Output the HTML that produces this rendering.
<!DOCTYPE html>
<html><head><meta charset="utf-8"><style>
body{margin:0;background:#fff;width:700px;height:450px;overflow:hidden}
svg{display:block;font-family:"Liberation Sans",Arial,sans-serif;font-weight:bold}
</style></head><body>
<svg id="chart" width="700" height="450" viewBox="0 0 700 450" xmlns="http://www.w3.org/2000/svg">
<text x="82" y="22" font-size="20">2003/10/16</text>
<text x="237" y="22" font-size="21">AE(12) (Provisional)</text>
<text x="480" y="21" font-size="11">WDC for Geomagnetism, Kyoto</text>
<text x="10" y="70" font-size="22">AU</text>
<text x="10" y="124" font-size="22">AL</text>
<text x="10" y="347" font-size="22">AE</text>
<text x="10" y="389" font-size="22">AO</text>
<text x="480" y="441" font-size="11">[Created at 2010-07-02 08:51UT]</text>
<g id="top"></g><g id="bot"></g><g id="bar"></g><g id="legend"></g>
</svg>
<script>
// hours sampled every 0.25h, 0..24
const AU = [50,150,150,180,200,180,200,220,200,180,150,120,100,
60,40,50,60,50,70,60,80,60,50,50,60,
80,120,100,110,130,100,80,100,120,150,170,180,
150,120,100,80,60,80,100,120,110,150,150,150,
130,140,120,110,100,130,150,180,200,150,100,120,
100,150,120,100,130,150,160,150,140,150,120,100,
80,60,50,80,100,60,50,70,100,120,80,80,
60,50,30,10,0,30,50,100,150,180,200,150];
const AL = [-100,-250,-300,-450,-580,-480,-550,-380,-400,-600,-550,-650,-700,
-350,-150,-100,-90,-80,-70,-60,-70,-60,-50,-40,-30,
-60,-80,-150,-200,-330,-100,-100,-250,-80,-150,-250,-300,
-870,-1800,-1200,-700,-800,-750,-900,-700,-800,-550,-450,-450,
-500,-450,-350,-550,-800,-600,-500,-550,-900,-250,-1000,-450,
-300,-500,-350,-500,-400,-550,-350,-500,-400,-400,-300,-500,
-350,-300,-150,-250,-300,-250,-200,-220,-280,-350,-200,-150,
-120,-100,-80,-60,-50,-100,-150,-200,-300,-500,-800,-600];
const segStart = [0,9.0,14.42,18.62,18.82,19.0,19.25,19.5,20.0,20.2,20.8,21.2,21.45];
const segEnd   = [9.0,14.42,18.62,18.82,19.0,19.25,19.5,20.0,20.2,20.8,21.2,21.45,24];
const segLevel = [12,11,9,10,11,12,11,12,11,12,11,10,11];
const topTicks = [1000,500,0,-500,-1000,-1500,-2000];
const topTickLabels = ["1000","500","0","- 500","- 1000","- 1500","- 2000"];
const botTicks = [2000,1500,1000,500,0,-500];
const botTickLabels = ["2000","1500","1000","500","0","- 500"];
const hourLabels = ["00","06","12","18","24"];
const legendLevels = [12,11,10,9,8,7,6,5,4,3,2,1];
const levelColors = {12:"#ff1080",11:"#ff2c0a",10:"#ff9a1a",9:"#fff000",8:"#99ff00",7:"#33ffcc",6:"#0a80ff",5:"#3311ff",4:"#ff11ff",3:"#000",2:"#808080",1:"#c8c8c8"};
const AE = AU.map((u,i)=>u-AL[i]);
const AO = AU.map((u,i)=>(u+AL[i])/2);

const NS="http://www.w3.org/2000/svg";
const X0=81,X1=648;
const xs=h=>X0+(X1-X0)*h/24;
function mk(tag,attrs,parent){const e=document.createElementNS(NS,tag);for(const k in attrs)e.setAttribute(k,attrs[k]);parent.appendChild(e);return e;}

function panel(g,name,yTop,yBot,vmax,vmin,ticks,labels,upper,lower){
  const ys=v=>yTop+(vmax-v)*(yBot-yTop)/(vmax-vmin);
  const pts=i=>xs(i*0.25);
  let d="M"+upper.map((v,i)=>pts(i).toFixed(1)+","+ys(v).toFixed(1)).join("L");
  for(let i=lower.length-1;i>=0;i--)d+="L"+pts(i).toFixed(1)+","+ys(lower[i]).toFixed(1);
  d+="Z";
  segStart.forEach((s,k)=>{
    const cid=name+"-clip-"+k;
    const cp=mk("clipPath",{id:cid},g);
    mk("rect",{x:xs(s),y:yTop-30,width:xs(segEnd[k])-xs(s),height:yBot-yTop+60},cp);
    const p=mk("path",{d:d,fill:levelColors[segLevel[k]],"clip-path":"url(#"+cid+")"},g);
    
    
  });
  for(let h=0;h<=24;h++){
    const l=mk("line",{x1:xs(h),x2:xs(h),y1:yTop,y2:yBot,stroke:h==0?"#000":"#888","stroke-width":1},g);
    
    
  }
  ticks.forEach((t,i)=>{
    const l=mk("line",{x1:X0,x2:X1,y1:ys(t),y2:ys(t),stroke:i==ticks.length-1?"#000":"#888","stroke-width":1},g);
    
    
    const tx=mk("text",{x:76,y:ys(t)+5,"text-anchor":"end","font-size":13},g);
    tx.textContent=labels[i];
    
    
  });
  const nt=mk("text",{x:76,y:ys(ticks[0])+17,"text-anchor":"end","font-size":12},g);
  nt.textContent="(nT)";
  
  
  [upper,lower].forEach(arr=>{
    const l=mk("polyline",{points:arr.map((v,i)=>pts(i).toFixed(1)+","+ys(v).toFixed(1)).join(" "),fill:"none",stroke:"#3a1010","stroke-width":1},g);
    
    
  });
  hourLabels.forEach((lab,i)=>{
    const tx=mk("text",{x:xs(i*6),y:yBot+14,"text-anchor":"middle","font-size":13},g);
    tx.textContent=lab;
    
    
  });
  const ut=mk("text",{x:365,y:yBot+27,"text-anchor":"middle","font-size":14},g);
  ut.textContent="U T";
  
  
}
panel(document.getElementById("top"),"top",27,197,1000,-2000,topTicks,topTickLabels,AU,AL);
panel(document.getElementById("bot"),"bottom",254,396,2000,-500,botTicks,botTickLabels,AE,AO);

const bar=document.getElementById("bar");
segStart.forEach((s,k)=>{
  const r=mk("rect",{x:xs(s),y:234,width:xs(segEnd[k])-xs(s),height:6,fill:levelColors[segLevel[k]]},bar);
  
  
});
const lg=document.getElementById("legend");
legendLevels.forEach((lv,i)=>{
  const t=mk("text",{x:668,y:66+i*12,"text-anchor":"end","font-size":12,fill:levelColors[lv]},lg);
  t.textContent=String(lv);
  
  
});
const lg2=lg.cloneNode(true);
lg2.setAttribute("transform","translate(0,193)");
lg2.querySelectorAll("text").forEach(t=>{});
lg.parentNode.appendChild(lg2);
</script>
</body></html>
---
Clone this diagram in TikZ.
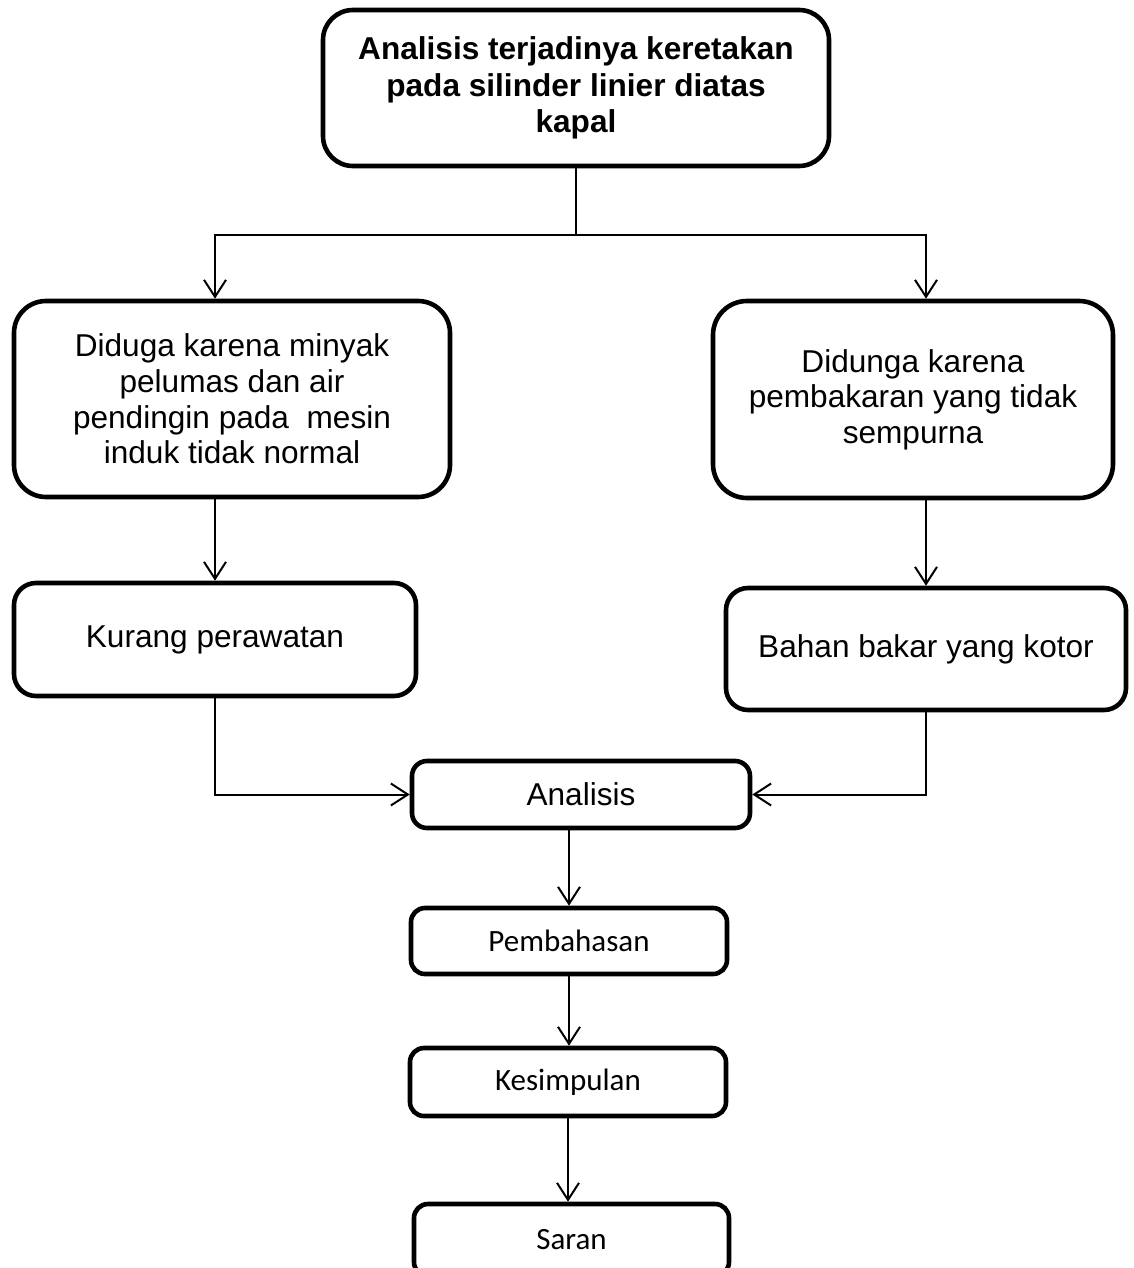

• Stated goal
Find the lines that include the string "this", then copy each of them.

• Exercise answer
Output the HTML that produces this rendering.
Clone this diagram in TikZ.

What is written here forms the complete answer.